┌──

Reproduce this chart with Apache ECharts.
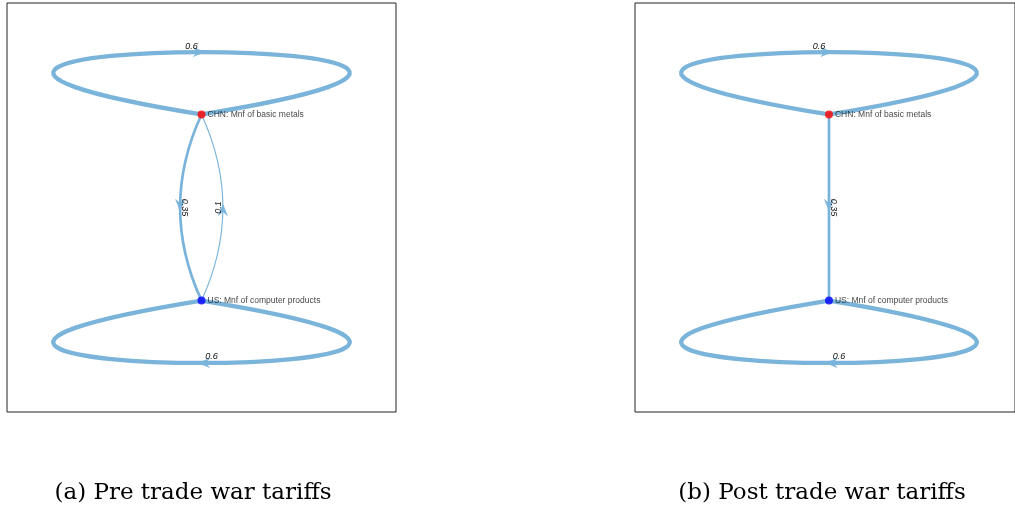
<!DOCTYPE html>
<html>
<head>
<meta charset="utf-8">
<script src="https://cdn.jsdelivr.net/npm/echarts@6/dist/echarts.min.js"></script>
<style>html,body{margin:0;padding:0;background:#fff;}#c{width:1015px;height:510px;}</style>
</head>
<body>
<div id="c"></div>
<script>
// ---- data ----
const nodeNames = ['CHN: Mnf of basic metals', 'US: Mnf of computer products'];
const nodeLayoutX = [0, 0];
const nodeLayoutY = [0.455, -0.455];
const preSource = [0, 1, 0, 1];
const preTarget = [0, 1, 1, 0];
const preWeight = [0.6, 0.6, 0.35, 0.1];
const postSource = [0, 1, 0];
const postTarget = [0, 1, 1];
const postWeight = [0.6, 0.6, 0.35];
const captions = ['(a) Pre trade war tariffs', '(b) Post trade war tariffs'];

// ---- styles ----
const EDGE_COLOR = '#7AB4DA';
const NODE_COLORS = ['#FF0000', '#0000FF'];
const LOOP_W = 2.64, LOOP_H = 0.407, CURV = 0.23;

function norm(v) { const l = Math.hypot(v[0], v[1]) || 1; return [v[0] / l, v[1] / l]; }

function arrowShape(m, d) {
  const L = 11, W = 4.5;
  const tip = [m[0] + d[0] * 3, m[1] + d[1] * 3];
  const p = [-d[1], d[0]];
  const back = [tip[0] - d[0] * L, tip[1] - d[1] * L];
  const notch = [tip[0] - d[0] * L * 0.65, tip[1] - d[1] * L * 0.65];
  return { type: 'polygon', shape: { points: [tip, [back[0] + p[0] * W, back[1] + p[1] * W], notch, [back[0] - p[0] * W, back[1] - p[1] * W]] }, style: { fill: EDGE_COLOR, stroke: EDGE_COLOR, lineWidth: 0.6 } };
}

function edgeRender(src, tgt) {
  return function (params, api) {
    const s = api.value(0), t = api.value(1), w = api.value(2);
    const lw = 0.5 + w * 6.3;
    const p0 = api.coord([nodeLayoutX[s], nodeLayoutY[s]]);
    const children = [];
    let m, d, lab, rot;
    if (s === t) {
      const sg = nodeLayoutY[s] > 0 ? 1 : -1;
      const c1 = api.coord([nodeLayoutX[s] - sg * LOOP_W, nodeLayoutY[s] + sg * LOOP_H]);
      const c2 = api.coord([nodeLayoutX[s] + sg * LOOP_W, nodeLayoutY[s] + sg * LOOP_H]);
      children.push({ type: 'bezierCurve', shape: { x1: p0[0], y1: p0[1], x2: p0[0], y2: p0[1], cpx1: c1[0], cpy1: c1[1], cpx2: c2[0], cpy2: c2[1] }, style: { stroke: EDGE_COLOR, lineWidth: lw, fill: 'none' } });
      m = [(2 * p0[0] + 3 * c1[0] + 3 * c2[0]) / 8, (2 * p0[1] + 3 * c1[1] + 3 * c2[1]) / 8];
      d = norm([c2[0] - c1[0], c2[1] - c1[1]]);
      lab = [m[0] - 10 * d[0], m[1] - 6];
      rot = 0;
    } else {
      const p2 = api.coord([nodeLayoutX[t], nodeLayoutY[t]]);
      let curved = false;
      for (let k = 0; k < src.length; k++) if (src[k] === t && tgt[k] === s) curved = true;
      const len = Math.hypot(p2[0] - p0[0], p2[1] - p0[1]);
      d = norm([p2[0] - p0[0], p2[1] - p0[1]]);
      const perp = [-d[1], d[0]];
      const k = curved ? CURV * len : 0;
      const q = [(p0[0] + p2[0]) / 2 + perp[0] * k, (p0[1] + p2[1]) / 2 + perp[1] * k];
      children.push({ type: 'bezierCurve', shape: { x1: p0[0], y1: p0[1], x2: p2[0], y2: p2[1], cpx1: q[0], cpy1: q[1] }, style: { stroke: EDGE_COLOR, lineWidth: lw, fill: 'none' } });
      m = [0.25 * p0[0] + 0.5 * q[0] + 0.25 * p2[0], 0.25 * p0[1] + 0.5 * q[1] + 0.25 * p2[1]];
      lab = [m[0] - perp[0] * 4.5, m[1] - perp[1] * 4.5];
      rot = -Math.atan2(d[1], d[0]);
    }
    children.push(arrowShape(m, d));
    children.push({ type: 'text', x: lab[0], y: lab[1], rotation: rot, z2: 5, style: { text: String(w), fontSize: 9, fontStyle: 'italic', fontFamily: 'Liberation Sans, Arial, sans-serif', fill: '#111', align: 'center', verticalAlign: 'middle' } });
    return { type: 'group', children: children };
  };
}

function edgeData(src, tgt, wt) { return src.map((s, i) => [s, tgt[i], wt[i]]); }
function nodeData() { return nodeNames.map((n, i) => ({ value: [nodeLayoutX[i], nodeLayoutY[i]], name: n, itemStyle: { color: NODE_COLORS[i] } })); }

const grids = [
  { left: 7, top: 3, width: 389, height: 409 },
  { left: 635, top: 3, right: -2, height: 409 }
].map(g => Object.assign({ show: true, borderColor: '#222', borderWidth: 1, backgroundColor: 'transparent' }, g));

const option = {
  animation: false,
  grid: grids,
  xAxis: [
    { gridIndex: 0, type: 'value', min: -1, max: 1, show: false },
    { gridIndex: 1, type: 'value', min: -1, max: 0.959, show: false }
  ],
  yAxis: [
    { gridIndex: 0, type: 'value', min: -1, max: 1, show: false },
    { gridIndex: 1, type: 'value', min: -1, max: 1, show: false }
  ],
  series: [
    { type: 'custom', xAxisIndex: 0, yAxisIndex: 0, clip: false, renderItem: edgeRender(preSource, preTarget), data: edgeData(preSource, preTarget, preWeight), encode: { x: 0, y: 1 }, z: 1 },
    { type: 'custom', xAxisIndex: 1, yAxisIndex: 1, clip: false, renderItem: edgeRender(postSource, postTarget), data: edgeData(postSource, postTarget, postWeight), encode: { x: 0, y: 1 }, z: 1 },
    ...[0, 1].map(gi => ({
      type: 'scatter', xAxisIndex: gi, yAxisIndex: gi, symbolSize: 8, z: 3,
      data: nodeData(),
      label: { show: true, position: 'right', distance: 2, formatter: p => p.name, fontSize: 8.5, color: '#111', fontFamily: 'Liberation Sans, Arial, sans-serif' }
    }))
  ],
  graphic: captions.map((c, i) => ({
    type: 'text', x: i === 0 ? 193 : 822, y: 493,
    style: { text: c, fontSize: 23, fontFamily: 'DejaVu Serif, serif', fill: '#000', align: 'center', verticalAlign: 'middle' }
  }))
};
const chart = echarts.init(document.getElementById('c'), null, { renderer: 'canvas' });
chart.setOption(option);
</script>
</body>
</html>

└──

_Required work_: Starting with the first line of the data above and ending with the line containing "const LOOP_W = 2.64, LOOP_H", please restate every line exactly, leaving images out.

_Answer to this task_:
Reproduce this chart with Apache ECharts.
<!DOCTYPE html>
<html>
<head>
<meta charset="utf-8">
<script src="https://cdn.jsdelivr.net/npm/echarts@6/dist/echarts.min.js"></script>
<style>html,body{margin:0;padding:0;background:#fff;}#c{width:1015px;height:510px;}</style>
</head>
<body>
<div id="c"></div>
<script>
// ---- data ----
const nodeNames = ['CHN: Mnf of basic metals', 'US: Mnf of computer products'];
const nodeLayoutX = [0, 0];
const nodeLayoutY = [0.455, -0.455];
const preSource = [0, 1, 0, 1];
const preTarget = [0, 1, 1, 0];
const preWeight = [0.6, 0.6, 0.35, 0.1];
const postSource = [0, 1, 0];
const postTarget = [0, 1, 1];
const postWeight = [0.6, 0.6, 0.35];
const captions = ['(a) Pre trade war tariffs', '(b) Post trade war tariffs'];

// ---- styles ----
const EDGE_COLOR = '#7AB4DA';
const NODE_COLORS = ['#FF0000', '#0000FF'];
const LOOP_W = 2.64, LOOP_H = 0.407, CURV = 0.23;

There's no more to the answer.